Exercise directions | Provide an exact copy of the data, excluding the images.

Collected material |
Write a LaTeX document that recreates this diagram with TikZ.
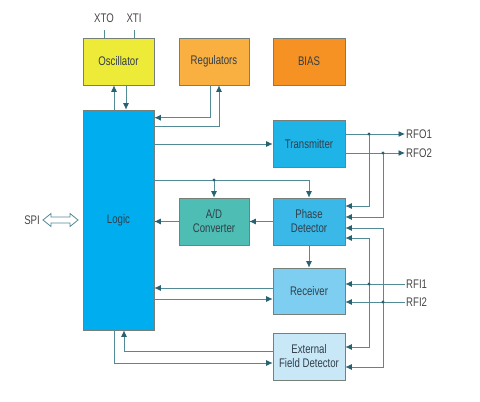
\documentclass[tikz,border=0pt]{standalone}
\usepackage{fontspec}
\setmainfont{Liberation Sans}[FakeStretch=0.77]
\usetikzlibrary{arrows.meta,calc}
\definecolor{linec}{RGB}{82,138,152}
\definecolor{tipc}{RGB}{40,98,112}
\definecolor{bordc}{RGB}{118,128,120}
\definecolor{txtc}{RGB}{50,62,74}
\definecolor{lblc}{RGB}{70,70,70}
\definecolor{oscc}{RGB}{238,234,56}
\definecolor{regc}{RGB}{249,176,64}
\definecolor{biasc}{RGB}{245,146,35}
\definecolor{logicc}{RGB}{0,174,239}
\definecolor{txc}{RGB}{30,180,232}
\definecolor{adcc}{RGB}{78,190,180}
\definecolor{pdc}{RGB}{58,185,232}
\definecolor{rxc}{RGB}{125,206,240}
\definecolor{efdc}{RGB}{200,232,248}
\tikzset{
  blk/.style={draw=bordc, line width=0.6pt, minimum width=72pt, minimum height=47pt,
    inner sep=1pt, align=center, text=txtc,
    font=\fontsize{12.5}{14}\selectfont},
  lbl/.style={text=lblc, inner sep=1pt, font=\fontsize{12.5}{14}\selectfont},
  ln/.style={draw=linec, line width=0.9pt},
  arr/.style={ln, -{Latex[length=6.5pt,width=6pt,color=tipc]}},
  jdot/.style={fill=tipc, circle, inner sep=0pt, minimum size=3.2pt}
}
\begin{document}
\begin{tikzpicture}[x=1pt,y=-1pt]
\useasboundingbox (0,0) rectangle (480,402);
% blocks
\node[blk, fill=oscc, minimum width=71pt] (osc) at (118.5,61.5) {Oscillator};
\node[blk, fill=regc, minimum width=70pt] (reg) at (214,61.5) {Regulators};
\node[blk, fill=biasc] (bias) at (309,61.5) {BIAS};
\node[blk, fill=logicc, minimum width=71pt, minimum height=220pt] (logic) at (118.5,220) {Logic};
\node[blk, fill=txc] (tx) at (309,144) {Transmitter};
\node[blk, fill=adcc, minimum width=70pt] (adc) at (214,221.5) {A/D\\Converter};
\node[blk, fill=pdc] (pd) at (309,221.5) {Phase\\Detector};
\node[blk, fill=rxc, minimum height=46pt] (rx) at (309,291) {Receiver};
\node[blk, fill=efdc] (efd) at (309,356.5) {External\\Field Detector};
% top labels
\node[lbl] (xto) at (104,18) {XTO};
\node[lbl] (xti) at (134,18) {XTI};
\coordinate (xtoe) at (104,30);
\coordinate (xtie) at (134,30);
\draw[ln] (xtoe) -- (xtoe |- osc.north);
\draw[ln] (xtie) -- (xtie |- osc.north);
% oscillator <-> logic
\draw[arr] ([xshift=-4.5pt]logic.north) -- ([xshift=-4.5pt]osc.south);
\draw[arr] ([xshift=7.5pt]osc.south) -- ([xshift=7.5pt]logic.north);
% regulators <-> logic
\draw[arr] ([xshift=-4pt]reg.south) |- ([yshift=-8pt]logic.north east);
\draw[arr] ([yshift=-17pt]logic.north east) -| ([xshift=5pt]reg.south);
% logic -> transmitter
\draw[arr] (logic.east |- tx.west) -- (tx.west);
% logic -> phase detector / adc
\coordinate (bus) at (214,180);
\draw[arr] (logic.east |- bus) -| (pd.north);
\draw[arr] (bus) -- (adc.north);
\node[jdot] at (bus) {};
\draw[arr] (adc.west) -- (adc.west -| logic.east);
\draw[arr] (pd.west) -- (adc.east);
\draw[arr] (pd.south) -- (rx.north);
% receiver <-> logic
\draw[arr] ([yshift=3pt]rx.west) -- ([yshift=3pt]rx.west -| logic.east);
\draw[arr] ([yshift=-8pt]rx.west -| logic.east) -- ([yshift=-8pt]rx.west);
% efd <-> logic
\draw[arr] ([yshift=5.5pt]efd.west) -| ([xshift=5.5pt]logic.south);
\draw[arr] ([xshift=-4.5pt]logic.south) |- ([yshift=-6.5pt]efd.west);
% SPI
\node[lbl, anchor=east] (spi) at (41,220) {SPI};
\draw[draw=linec, line width=0.8pt, fill=white]
  (43,220) -- (51,213.5) -- (51,217) -- (70,217) -- (70,213.5) -- (78,220)
  -- (70,226.5) -- (70,223) -- (51,223) -- (51,226.5) -- cycle;
% RF outputs
\node[lbl, anchor=west] (rfo1) at (405,134) {RFO1};
\node[lbl, anchor=west] (rfo2) at (405,153) {RFO2};
\coordinate (j1) at (369,134);
\coordinate (j2) at (383,153);
\draw[arr] (tx.east |- rfo1) -- (rfo1.west);
\draw[arr] (tx.east |- rfo2) -- (rfo2.west);
\draw[arr] (j1) |- ([yshift=15.5pt]pd.east);
\draw[arr] (j2) |- ([yshift=4.5pt]pd.east);
\node[jdot] at (j1) {};
\node[jdot] at (j2) {};
% RF inputs
\node[lbl, anchor=west] (rfi1) at (405,284) {RFI1};
\node[lbl, anchor=west] (rfi2) at (405,302) {RFI2};
\coordinate (j3) at (369,284);
\coordinate (j4) at (383,302);
\draw[arr] (rfi1.west) -- (rfi1.west -| rx.east);
\draw[arr] (rfi2.west) -- (rfi2.west -| rx.east);
\draw[arr] (j3) |- ([yshift=-16.5pt]pd.east);
\draw[arr] (j4) |- ([yshift=-6.5pt]pd.east);
\draw[arr] (j3) |- ([yshift=9.5pt]efd.east);
\draw[arr] (j4) |- ([yshift=-10.5pt]efd.east);
\node[jdot] at (j3) {};
\node[jdot] at (j4) {};
\end{tikzpicture}
\end{document}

Full answer |
Write a LaTeX document that recreates this diagram with TikZ.
\documentclass[tikz,border=0pt]{standalone}
\usepackage{fontspec}
\setmainfont{Liberation Sans}[FakeStretch=0.77]
\usetikzlibrary{arrows.meta,calc}
\definecolor{linec}{RGB}{82,138,152}
\definecolor{tipc}{RGB}{40,98,112}
\definecolor{bordc}{RGB}{118,128,120}
\definecolor{txtc}{RGB}{50,62,74}
\definecolor{lblc}{RGB}{70,70,70}
\definecolor{oscc}{RGB}{238,234,56}
\definecolor{regc}{RGB}{249,176,64}
\definecolor{biasc}{RGB}{245,146,35}
\definecolor{logicc}{RGB}{0,174,239}
\definecolor{txc}{RGB}{30,180,232}
\definecolor{adcc}{RGB}{78,190,180}
\definecolor{pdc}{RGB}{58,185,232}
\definecolor{rxc}{RGB}{125,206,240}
\definecolor{efdc}{RGB}{200,232,248}
\tikzset{
  blk/.style={draw=bordc, line width=0.6pt, minimum width=72pt, minimum height=47pt,
    inner sep=1pt, align=center, text=txtc,
    font=\fontsize{12.5}{14}\selectfont},
  lbl/.style={text=lblc, inner sep=1pt, font=\fontsize{12.5}{14}\selectfont},
  ln/.style={draw=linec, line width=0.9pt},
  arr/.style={ln, -{Latex[length=6.5pt,width=6pt,color=tipc]}},
  jdot/.style={fill=tipc, circle, inner sep=0pt, minimum size=3.2pt}
}
\begin{document}
\begin{tikzpicture}[x=1pt,y=-1pt]
\useasboundingbox (0,0) rectangle (480,402);
% blocks
\node[blk, fill=oscc, minimum width=71pt] (osc) at (118.5,61.5) {Oscillator};
\node[blk, fill=regc, minimum width=70pt] (reg) at (214,61.5) {Regulators};
\node[blk, fill=biasc] (bias) at (309,61.5) {BIAS};
\node[blk, fill=logicc, minimum width=71pt, minimum height=220pt] (logic) at (118.5,220) {Logic};
\node[blk, fill=txc] (tx) at (309,144) {Transmitter};
\node[blk, fill=adcc, minimum width=70pt] (adc) at (214,221.5) {A/D\\Converter};
\node[blk, fill=pdc] (pd) at (309,221.5) {Phase\\Detector};
\node[blk, fill=rxc, minimum height=46pt] (rx) at (309,291) {Receiver};
\node[blk, fill=efdc] (efd) at (309,356.5) {External\\Field Detector};
% top labels
\node[lbl] (xto) at (104,18) {XTO};
\node[lbl] (xti) at (134,18) {XTI};
\coordinate (xtoe) at (104,30);
\coordinate (xtie) at (134,30);
\draw[ln] (xtoe) -- (xtoe |- osc.north);
\draw[ln] (xtie) -- (xtie |- osc.north);
% oscillator <-> logic
\draw[arr] ([xshift=-4.5pt]logic.north) -- ([xshift=-4.5pt]osc.south);
\draw[arr] ([xshift=7.5pt]osc.south) -- ([xshift=7.5pt]logic.north);
% regulators <-> logic
\draw[arr] ([xshift=-4pt]reg.south) |- ([yshift=-8pt]logic.north east);
\draw[arr] ([yshift=-17pt]logic.north east) -| ([xshift=5pt]reg.south);
% logic -> transmitter
\draw[arr] (logic.east |- tx.west) -- (tx.west);
% logic -> phase detector / adc
\coordinate (bus) at (214,180);
\draw[arr] (logic.east |- bus) -| (pd.north);
\draw[arr] (bus) -- (adc.north);
\node[jdot] at (bus) {};
\draw[arr] (adc.west) -- (adc.west -| logic.east);
\draw[arr] (pd.west) -- (adc.east);
\draw[arr] (pd.south) -- (rx.north);
% receiver <-> logic
\draw[arr] ([yshift=3pt]rx.west) -- ([yshift=3pt]rx.west -| logic.east);
\draw[arr] ([yshift=-8pt]rx.west -| logic.east) -- ([yshift=-8pt]rx.west);
% efd <-> logic
\draw[arr] ([yshift=5.5pt]efd.west) -| ([xshift=5.5pt]logic.south);
\draw[arr] ([xshift=-4.5pt]logic.south) |- ([yshift=-6.5pt]efd.west);
% SPI
\node[lbl, anchor=east] (spi) at (41,220) {SPI};
\draw[draw=linec, line width=0.8pt, fill=white]
  (43,220) -- (51,213.5) -- (51,217) -- (70,217) -- (70,213.5) -- (78,220)
  -- (70,226.5) -- (70,223) -- (51,223) -- (51,226.5) -- cycle;
% RF outputs
\node[lbl, anchor=west] (rfo1) at (405,134) {RFO1};
\node[lbl, anchor=west] (rfo2) at (405,153) {RFO2};
\coordinate (j1) at (369,134);
\coordinate (j2) at (383,153);
\draw[arr] (tx.east |- rfo1) -- (rfo1.west);
\draw[arr] (tx.east |- rfo2) -- (rfo2.west);
\draw[arr] (j1) |- ([yshift=15.5pt]pd.east);
\draw[arr] (j2) |- ([yshift=4.5pt]pd.east);
\node[jdot] at (j1) {};
\node[jdot] at (j2) {};
% RF inputs
\node[lbl, anchor=west] (rfi1) at (405,284) {RFI1};
\node[lbl, anchor=west] (rfi2) at (405,302) {RFI2};
\coordinate (j3) at (369,284);
\coordinate (j4) at (383,302);
\draw[arr] (rfi1.west) -- (rfi1.west -| rx.east);
\draw[arr] (rfi2.west) -- (rfi2.west -| rx.east);
\draw[arr] (j3) |- ([yshift=-16.5pt]pd.east);
\draw[arr] (j4) |- ([yshift=-6.5pt]pd.east);
\draw[arr] (j3) |- ([yshift=9.5pt]efd.east);
\draw[arr] (j4) |- ([yshift=-10.5pt]efd.east);
\node[jdot] at (j3) {};
\node[jdot] at (j4) {};
\end{tikzpicture}
\end{document}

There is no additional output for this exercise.